Starting with the first line of the data below, copy each line up to and including the one containing "0.39, 0.39, 0.25];". Pictures stay out.

-------- DATASET EXCERPT

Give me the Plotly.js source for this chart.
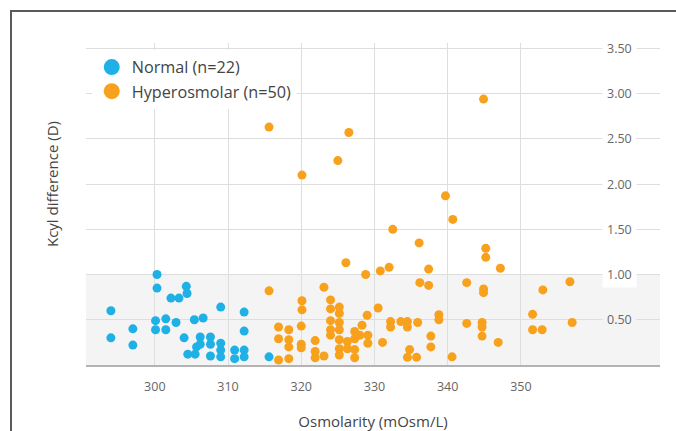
<!DOCTYPE html>
<html>
<head>
<meta charset="utf-8">
<script src="https://cdn.plot.ly/plotly-3.0.1.min.js"></script>
<style>
html,body{margin:0;padding:0;background:#fff;}
#frame{position:absolute;left:10px;top:10px;right:0;bottom:0;border-left:2px solid #5a5a5a;border-top:2px solid #5a5a5a;pointer-events:none;}
#chart{width:676px;height:431px;}
</style>
</head>
<body>
<div id="chart"></div>
<div id="frame"></div>
<script>
// Normal group (blue)
const normalX = [300.3, 300.3, 304.3, 304.4, 302.2, 303.3, 294.0, 309.0, 312.2, 300.1, 301.5, 302.9, 305.4, 306.6, 297.0, 300.1, 301.5, 312.2, 294.0, 297.0, 304.0, 306.2, 307.6, 306.2, 307.6, 305.7, 309.0, 309.0, 309.0, 304.5, 305.5, 307.6, 310.9, 312.2, 310.9, 312.2, 315.6];
const normalY = [1.00, 0.85, 0.87, 0.79, 0.74, 0.74, 0.60, 0.64, 0.585, 0.49, 0.51, 0.47, 0.50, 0.52, 0.40, 0.39, 0.39, 0.375, 0.30, 0.22, 0.30, 0.31, 0.31, 0.23, 0.23, 0.20, 0.24, 0.165, 0.09, 0.12, 0.12, 0.10, 0.165, 0.165, 0.07, 0.09, 0.09];

// Hyperosmolar group (orange)
const hyperX = [315.6, 326.5, 325.0, 320.1, 339.7, 340.7, 332.5, 336.1, 326.1, 328.8, 330.8, 332.0, 337.4, 336.2, 337.4, 315.6, 323.1, 320.1, 320.1, 324.0, 324.0, 325.2, 325.2, 330.5, 329.0, 338.8, 338.8, 324.0, 325.2, 325.2, 332.2, 332.2, 333.6, 334.5, 334.5, 335.9, 316.9, 318.3, 320.0, 324.0, 324.0, 328.3, 327.3, 327.3, 328.0, 329.1, 329.1, 316.9, 318.3, 318.3, 320.0, 320.0, 321.9, 321.9, 321.9, 323.1, 325.2, 325.2, 325.2, 326.3, 326.3, 327.3, 327.3, 331.1, 334.8, 334.5, 335.75, 337.7, 337.7, 316.9, 318.3, 340.6, 344.9, 345.2, 345.2, 347.2, 342.6, 344.9, 344.9, 356.7, 353.0, 351.6, 342.6, 344.7, 344.7, 344.7, 357.0, 351.6, 352.9, 346.9];
const hyperY = [2.63, 2.57, 2.26, 2.10, 1.87, 1.61, 1.50, 1.35, 1.13, 1.00, 1.04, 1.08, 1.06, 0.91, 0.88, 0.82, 0.86, 0.71, 0.61, 0.72, 0.62, 0.64, 0.57, 0.63, 0.55, 0.555, 0.50, 0.49, 0.47, 0.39, 0.48, 0.42, 0.48, 0.48, 0.42, 0.47, 0.42, 0.39, 0.43, 0.39, 0.33, 0.44, 0.37, 0.29, 0.33, 0.33, 0.24, 0.29, 0.28, 0.20, 0.23, 0.19, 0.27, 0.15, 0.08, 0.10, 0.28, 0.18, 0.11, 0.26, 0.18, 0.17, 0.08, 0.25, 0.17, 0.085, 0.085, 0.32, 0.20, 0.055, 0.07, 0.09, 2.94, 1.29, 1.19, 1.07, 0.91, 0.84, 0.80, 0.92, 0.83, 0.56, 0.46, 0.47, 0.42, 0.32, 0.47, 0.39, 0.39, 0.25];

const seriesNames = ["Normal (n=22)", "Hyperosmolar (n=50)"];
const xTicks = [300, 310, 320, 330, 340, 350];
const yTicks = [0.5, 1.0, 1.5, 2.0, 2.5, 3.0, 3.5];
const yTickLabels = ["0.50", "1.00", "1.50", "2.00", "2.50", "3.00", "3.50"];
const normalRange = [0, 1.0];
const yTitle = "Kcyl difference (D)";
const xTitle = "Osmolarity (mOsm/L)";

const BLUE = "#1fb0e6";
const ORANGE = "#f7a11c";
const SHADE = "#f4f4f4";
const FONT = "'Open Sans', sans-serif";

const traces = [
  {x: normalX, y: normalY, type: "scatter", mode: "markers", name: seriesNames[0], showlegend: false,
   marker: {color: BLUE, size: 9}, hoverinfo: "x+y"},
  {x: hyperX, y: hyperY, type: "scatter", mode: "markers", name: seriesNames[1], showlegend: false,
   marker: {color: ORANGE, size: 9}, hoverinfo: "x+y"},
  {x: [null], y: [null], type: "scatter", mode: "markers", name: seriesNames[0], legendgroup: "a",
   marker: {color: BLUE, size: 16}},
  {x: [null], y: [null], type: "scatter", mode: "markers", name: seriesNames[1], legendgroup: "b",
   marker: {color: ORANGE, size: 16}}
];

const annotations = yTicks.map((v, i) => ({
  x: 0.93, xref: "paper", y: v, yref: "y", text: yTickLabels[i], showarrow: false,
  xanchor: "center", yanchor: "middle",
  font: {family: FONT, size: 12.5, color: "#666"},
  bgcolor: v < normalRange[1] ? SHADE : "#ffffff", borderpad: 4
}));
annotations.push({
  x: -0.0592, xref: "paper", y: 0.562, yref: "paper", text: yTitle, showarrow: false,
  textangle: -90, xanchor: "center", yanchor: "middle",
  font: {family: FONT, size: 15, color: "#444"}
});

const layout = {
  width: 676, height: 431,
  margin: {l: 86, r: 16, t: 43, b: 66},
  paper_bgcolor: "#ffffff", plot_bgcolor: "#ffffff",
  font: {family: FONT, color: "#444"},
  showlegend: true,
  legend: {x: 0.01, y: 0.978, xanchor: "left", yanchor: "top", bgcolor: "#ffffff",
    font: {family: FONT, size: 16.2, color: "#444"}, traceorder: "grouped", tracegroupgap: 0,
    itemclick: false},
  xaxis: {range: [290.6, 369], tickvals: xTicks, ticktext: xTicks.map(String),
    showgrid: true, gridcolor: "#dedede", gridwidth: 1, zeroline: false,
    showline: true, linecolor: "#b3b3b3", linewidth: 2, ticks: "",
    ticklabelstandoff: 9,
    tickfont: {family: FONT, size: 12.5, color: "#666"},
    title: {text: xTitle, font: {family: FONT, size: 15, color: "#444"}, standoff: 22}},
  yaxis: {range: [0, 3.56], tickvals: yTicks, showticklabels: false,
    showgrid: true, gridcolor: "#dedede", gridwidth: 1, zeroline: false, showline: false, ticks: ""},
  shapes: [{type: "rect", xref: "paper", x0: 0, x1: 1, yref: "y", y0: normalRange[0], y1: normalRange[1],
    fillcolor: SHADE, line: {width: 0}, layer: "below"}],
  annotations: annotations
};

Plotly.newPlot("chart", traces, layout, {displayModeBar: false, staticPlot: true});
</script>
</body>
</html>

----------------

PROBLEM SOLUTION:
Give me the Plotly.js source for this chart.
<!DOCTYPE html>
<html>
<head>
<meta charset="utf-8">
<script src="https://cdn.plot.ly/plotly-3.0.1.min.js"></script>
<style>
html,body{margin:0;padding:0;background:#fff;}
#frame{position:absolute;left:10px;top:10px;right:0;bottom:0;border-left:2px solid #5a5a5a;border-top:2px solid #5a5a5a;pointer-events:none;}
#chart{width:676px;height:431px;}
</style>
</head>
<body>
<div id="chart"></div>
<div id="frame"></div>
<script>
// Normal group (blue)
const normalX = [300.3, 300.3, 304.3, 304.4, 302.2, 303.3, 294.0, 309.0, 312.2, 300.1, 301.5, 302.9, 305.4, 306.6, 297.0, 300.1, 301.5, 312.2, 294.0, 297.0, 304.0, 306.2, 307.6, 306.2, 307.6, 305.7, 309.0, 309.0, 309.0, 304.5, 305.5, 307.6, 310.9, 312.2, 310.9, 312.2, 315.6];
const normalY = [1.00, 0.85, 0.87, 0.79, 0.74, 0.74, 0.60, 0.64, 0.585, 0.49, 0.51, 0.47, 0.50, 0.52, 0.40, 0.39, 0.39, 0.375, 0.30, 0.22, 0.30, 0.31, 0.31, 0.23, 0.23, 0.20, 0.24, 0.165, 0.09, 0.12, 0.12, 0.10, 0.165, 0.165, 0.07, 0.09, 0.09];

// Hyperosmolar group (orange)
const hyperX = [315.6, 326.5, 325.0, 320.1, 339.7, 340.7, 332.5, 336.1, 326.1, 328.8, 330.8, 332.0, 337.4, 336.2, 337.4, 315.6, 323.1, 320.1, 320.1, 324.0, 324.0, 325.2, 325.2, 330.5, 329.0, 338.8, 338.8, 324.0, 325.2, 325.2, 332.2, 332.2, 333.6, 334.5, 334.5, 335.9, 316.9, 318.3, 320.0, 324.0, 324.0, 328.3, 327.3, 327.3, 328.0, 329.1, 329.1, 316.9, 318.3, 318.3, 320.0, 320.0, 321.9, 321.9, 321.9, 323.1, 325.2, 325.2, 325.2, 326.3, 326.3, 327.3, 327.3, 331.1, 334.8, 334.5, 335.75, 337.7, 337.7, 316.9, 318.3, 340.6, 344.9, 345.2, 345.2, 347.2, 342.6, 344.9, 344.9, 356.7, 353.0, 351.6, 342.6, 344.7, 344.7, 344.7, 357.0, 351.6, 352.9, 346.9];
const hyperY = [2.63, 2.57, 2.26, 2.10, 1.87, 1.61, 1.50, 1.35, 1.13, 1.00, 1.04, 1.08, 1.06, 0.91, 0.88, 0.82, 0.86, 0.71, 0.61, 0.72, 0.62, 0.64, 0.57, 0.63, 0.55, 0.555, 0.50, 0.49, 0.47, 0.39, 0.48, 0.42, 0.48, 0.48, 0.42, 0.47, 0.42, 0.39, 0.43, 0.39, 0.33, 0.44, 0.37, 0.29, 0.33, 0.33, 0.24, 0.29, 0.28, 0.20, 0.23, 0.19, 0.27, 0.15, 0.08, 0.10, 0.28, 0.18, 0.11, 0.26, 0.18, 0.17, 0.08, 0.25, 0.17, 0.085, 0.085, 0.32, 0.20, 0.055, 0.07, 0.09, 2.94, 1.29, 1.19, 1.07, 0.91, 0.84, 0.80, 0.92, 0.83, 0.56, 0.46, 0.47, 0.42, 0.32, 0.47, 0.39, 0.39, 0.25];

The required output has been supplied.